Congressional intelligence committees will hold closed-door hearings Thursday about the attack, and are set to hear from acting CIA Director Michael Morell and other Obama administration intelligence officials. Mr. Petraeus had been slated to appear at those hearings until he abruptly resigned as CIA chief on Friday over an extramarital affair.

It was not clear Wednesday morning if Petraeus would take part in the Thursday hearings or testify at a separate meeting, perhaps Friday. But it is clear that Petraeus is the one from whom congressional leaders want to hear.

Even before Petraeus's resignation, there were plenty of unanswered questions about the attack on the US consulate in Benghazi and the response of the Obama administration and the CIA. Congressional intelligence leaders see Petraeus as central to getting to the bottom of the Benghazi attack, especially now that it is known that CIA operations in Benghazi dwarfed those of the small and thinly protected consulate, that two of the four Americans killed in the assault were CIA contractors, and that Petraeus was embroiled in an investigation into an extramarital affair even as a separate probe into the Benghazi attack heated up.

Congressional leaders believe Petraeus holds the key to several unanswered questions, among them:

• Why, nearly a week after the attack, did the CIA provide senior administration officials with talking points that portrayed the Benghazi incident as a spontaneous attack fueled by an anti-Islam video?
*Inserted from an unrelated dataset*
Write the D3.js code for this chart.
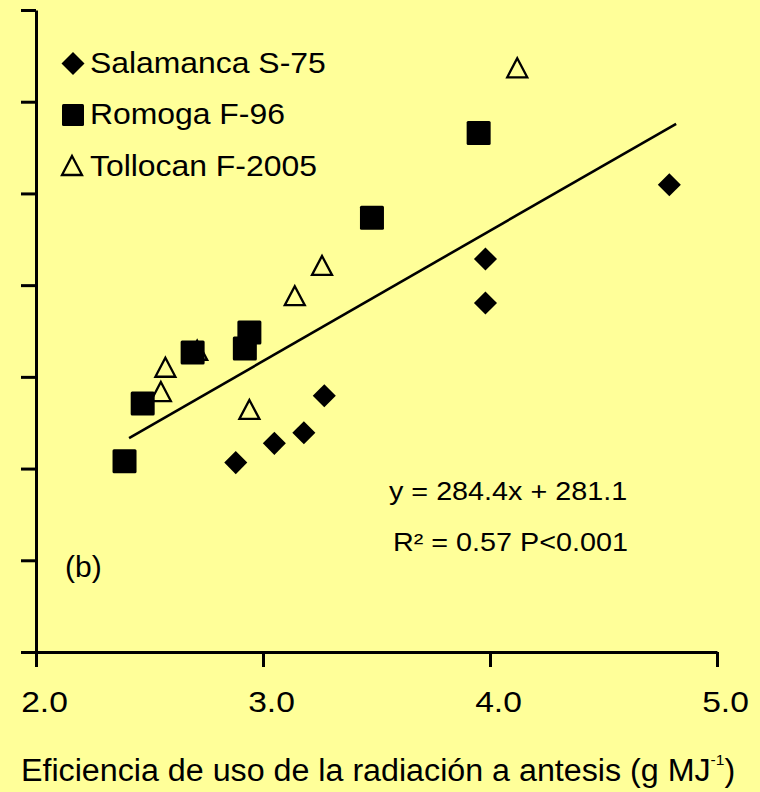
<!DOCTYPE html>
<html>
<head>
<meta charset="utf-8">
<script src="https://cdn.jsdelivr.net/npm/d3@7"></script>
<style>
  html, body { margin: 0; padding: 0; background: #FFFF99; }
  svg { display: block; }
  text { font-family: "Liberation Sans", Arial, Helvetica, sans-serif; fill: #000; }
</style>
</head>
<body>
<div id="chart"></div>
<script>
// Radiation use efficiency at anthesis (x) for three cultivars
const salamancaX = [2.88, 3.05, 3.18, 3.27, 3.98, 3.98, 4.79];
const salamancaY = [913, 955, 978, 1059, 1357, 1261, 1519];

const romogaX = [2.39, 2.47, 2.69, 2.92, 2.94, 3.48, 3.95];
const romogaY = [916, 1042, 1153, 1162, 1197, 1447, 1632];

const tollocanX = [2.55, 2.57, 2.71, 2.94, 3.14, 3.26, 4.12];
const tollocanY = [1068, 1121, 1158, 1029, 1277, 1343, 1774];

const seriesNames = ["Salamanca S-75", "Romoga F-96", "Tollocan F-2005"];

const xTicks = [2, 3, 4, 5];
const yTicks = [500, 700, 900, 1100, 1300, 1500, 1700, 1900];

// Linear fit across all cultivars and the x span it is drawn over
const slope = 284.4;
const intercept = 281.1;
const fitRange = [2.41, 4.82];
const fitLabel = "y = 284.4x + 281.1";
const statsLabel = "R\u00B2 = 0.57 P<0.001";
const panelLabel = "(b)";
const xTitle = "Eficiencia de uso de la radiaci\u00F3n a antesis (g MJ";
const xTitleSup = "-1";

const W = 760, H = 792;

const svg = d3.select("#chart").append("svg")
  .attr("width", W).attr("height", H);

svg.append("rect").attr("width", W).attr("height", H).attr("fill", "#FFFF99");

const x = d3.scaleLinear().domain([2, 5]).range([36, 717]);
const y = d3.scaleLinear().domain([500, 1900]).range([652, 10]);

// Axes
const gx = svg.append("g").attr("transform", "translate(0,652)")
  .call(d3.axisBottom(x).tickValues(xTicks).tickSize(15).tickSizeOuter(0)
    .tickFormat(d3.format(".1f")));
const gy = svg.append("g").attr("transform", "translate(36,0)")
  .call(d3.axisLeft(y).tickValues(yTicks).tickSize(15).tickSizeOuter(0)
    .tickFormat(""));

[gx, gy].forEach(g => {
  g.select(".domain").attr("stroke", "#000").attr("stroke-width", 3);
  g.selectAll(".tick line").attr("stroke", "#000").attr("stroke-width", 3);
});
gx.selectAll(".tick text")
  .attr("y", null).attr("dy", null)
  .attr("transform", "translate(8,60) scale(1.12,1)")
  .attr("font-size", 30)
  .attr("font-family", "Liberation Sans, Arial, sans-serif")
  .attr("fill", "#000");

// Regression line
svg.append("path")
  .datum(fitRange)
  .attr("d", d3.line().x(d => x(d)).y(d => y(slope * d + intercept)))
  .attr("stroke", "#000").attr("stroke-width", 2.6).attr("fill", "none");

// Marker shapes
const diamondPath = d3.symbol(d3.symbolSquare, 16.3 * 16.3)();
const trianglePath = "M0,-9.5L10,9.5L-10,9.5Z";

function drawDiamond(g, cx, cy) {
  g.append("path").attr("d", diamondPath)
    .attr("transform", `translate(${cx},${cy}) rotate(45)`)
    .attr("fill", "#000");
}
function drawSquare(g, cx, cy, s) {
  g.append("rect")
    .attr("x", cx - s / 2).attr("y", cy - s / 2)
    .attr("width", s).attr("height", s).attr("rx", 1.5)
    .attr("fill", "#000");
}
function drawTriangle(g, cx, cy) {
  g.append("path").attr("d", trianglePath)
    .attr("transform", `translate(${cx},${cy})`)
    .attr("fill", "none").attr("stroke", "#000").attr("stroke-width", 2.3);
}

const marks = svg.append("g");
tollocanX.forEach((v, i) => drawTriangle(marks, x(v), y(tollocanY[i])));
romogaX.forEach((v, i) => drawSquare(marks, x(v), y(romogaY[i]), 24));
salamancaX.forEach((v, i) => drawDiamond(marks, x(v), y(salamancaY[i])));

// Text helper with horizontal scaling
function label(str, px, py, size, sx) {
  return svg.append("text")
    .attr("transform", `translate(${px},${py}) scale(${sx},1)`)
    .attr("font-size", size)
    .text(str);
}

// Legend
const legend = svg.append("g");
drawDiamond(legend, 73, 63.5);
drawSquare(legend, 73, 115, 22);
drawTriangle(legend, 72, 165.5);
label(seriesNames[0], 90, 72.7, 29, 1.1);
label(seriesNames[1], 90, 124, 29, 1.1);
label(seriesNames[2], 90, 175.7, 29, 1.1);

// Fit annotation and panel tag
label(fitLabel, 389, 499.5, 25, 1.15);
label(statsLabel, 393, 551, 25, 1.15);
label(panelLabel, 65, 577, 30, 1.0);

// X axis title with superscript unit
const t = label(xTitle, 21, 781, 31, 1.04);
t.append("tspan").attr("font-size", 15).attr("dy", -16).text(xTitleSup);
t.append("tspan").attr("dy", 16).text(")");
</script>
</body>
</html>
• Why was the consulate so unprotected and so poorly guarded, when the CIA had an “annex” manned by dozens of agents less than a mile away?

• What did Petraeus learn from a late-October trip to Libya, and why has the report he is said to have written after the trip not been made available to congressional intelligence leaders?

• Did Petraeus’s affair with his biographer, and then the complications of an FBI investigation, ever pose a national security threat or in any way have an impact on the CIA’s response to the Benghazi attack?

Senate Intelligence Committee Chairman Dianne Feinstein of California said Wednesday Petraeus “is very willing and interested in talking” to congressional intelligence committees, although she said the timing of his testimony is not set.

Senator Feinstein is among a number of US lawmakers who have said Petraeus’s testimony on Benghazi is so important that he might be subpoenaed if he did not volunteer to testify.